In April 2023, California regulators sharply reduced the net-metering rates that owners of rooftop solar systems can earn for the electricity they feed back to the power grids operated by the state’s three large investor-owned utilities. Residential solar installations have dropped sharply since that change, and many solar companies in the state have laid off workers or closed their doors.
California’s cutback on net metering “put a damper on demand, compounding the effect of high interest rates,” Molchanov said. Residential-solar sales in the state have grown slightly in recent quarters but remain far from their pre-2023 highs, according to the California Solar and Storage Association trade group.
Residential solar could be hampered further by the Trump administration and Republican-controlled Congress.
After Trump’s election, publicly traded clean-energy companies including Sunrun and Sunnova took hits in the market due to fears that the president’s antipathy to climate and clean-energy policy could drive Congress to undo or weaken federal tax credits that play a central role in boosting the economics of solar power. Trump’s decisions on tariffs could also raise the cost of solar systems.
Sunnova has itself previously been targeted by Republicans in Congress.

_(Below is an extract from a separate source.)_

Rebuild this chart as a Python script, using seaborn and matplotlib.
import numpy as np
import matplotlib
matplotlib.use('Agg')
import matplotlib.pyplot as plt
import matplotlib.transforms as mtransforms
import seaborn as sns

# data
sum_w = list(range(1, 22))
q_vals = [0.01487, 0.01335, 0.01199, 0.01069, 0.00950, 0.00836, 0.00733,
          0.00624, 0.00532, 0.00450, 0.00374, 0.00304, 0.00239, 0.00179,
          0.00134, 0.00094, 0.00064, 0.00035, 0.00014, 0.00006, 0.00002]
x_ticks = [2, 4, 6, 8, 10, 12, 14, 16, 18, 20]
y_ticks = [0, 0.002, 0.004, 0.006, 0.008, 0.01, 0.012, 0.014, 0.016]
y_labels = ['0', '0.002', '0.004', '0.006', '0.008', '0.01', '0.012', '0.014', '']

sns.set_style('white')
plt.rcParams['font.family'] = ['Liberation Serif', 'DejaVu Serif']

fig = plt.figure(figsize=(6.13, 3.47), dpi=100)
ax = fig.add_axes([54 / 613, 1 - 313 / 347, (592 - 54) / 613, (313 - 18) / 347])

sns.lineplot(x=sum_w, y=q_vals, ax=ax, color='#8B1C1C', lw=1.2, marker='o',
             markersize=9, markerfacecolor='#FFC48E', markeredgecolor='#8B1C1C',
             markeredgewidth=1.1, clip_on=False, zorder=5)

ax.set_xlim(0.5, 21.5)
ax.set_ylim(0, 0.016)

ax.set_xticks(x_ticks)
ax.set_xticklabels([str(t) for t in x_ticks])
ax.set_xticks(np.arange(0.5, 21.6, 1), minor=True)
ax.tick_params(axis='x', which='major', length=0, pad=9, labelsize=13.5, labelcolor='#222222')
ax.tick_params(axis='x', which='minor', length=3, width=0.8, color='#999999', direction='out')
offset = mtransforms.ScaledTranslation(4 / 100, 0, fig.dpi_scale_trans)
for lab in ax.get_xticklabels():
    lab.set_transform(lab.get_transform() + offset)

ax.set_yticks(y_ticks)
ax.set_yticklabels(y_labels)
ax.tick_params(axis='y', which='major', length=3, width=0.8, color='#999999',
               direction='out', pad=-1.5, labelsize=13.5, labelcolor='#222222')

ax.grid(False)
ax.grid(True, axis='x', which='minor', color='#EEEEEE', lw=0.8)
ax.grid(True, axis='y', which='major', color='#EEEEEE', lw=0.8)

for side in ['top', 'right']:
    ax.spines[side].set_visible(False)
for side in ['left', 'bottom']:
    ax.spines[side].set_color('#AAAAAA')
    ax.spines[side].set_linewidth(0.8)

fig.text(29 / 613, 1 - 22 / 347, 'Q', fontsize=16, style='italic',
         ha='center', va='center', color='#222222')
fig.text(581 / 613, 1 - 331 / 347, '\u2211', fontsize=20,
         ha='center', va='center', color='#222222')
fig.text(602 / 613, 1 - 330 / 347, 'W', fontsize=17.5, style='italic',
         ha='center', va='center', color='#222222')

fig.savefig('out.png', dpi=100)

In 2023, the company won a $3 billion loan guarantee from the U.S. Department of Energy to support its effort to lower consumer costs for financing “virtual power plants” — solar systems bolstered by batteries that can help reduce peak energy.
Rising electricity costs are one of the few tailwinds for residential solar, Molchanov said. Utility rates have been climbing in many parts of the country, which can make generating one’s own electricity more attractive by comparison. More households are also looking to residential systems for reliability purposes, choosing to pair batteries with solar to provide power during grid outages.
“But the No. 1 variable we need to watch is interest rates,” Molchanov said. “The higher they go, the more difficult it will be for residential solar in the aggregate in this country.”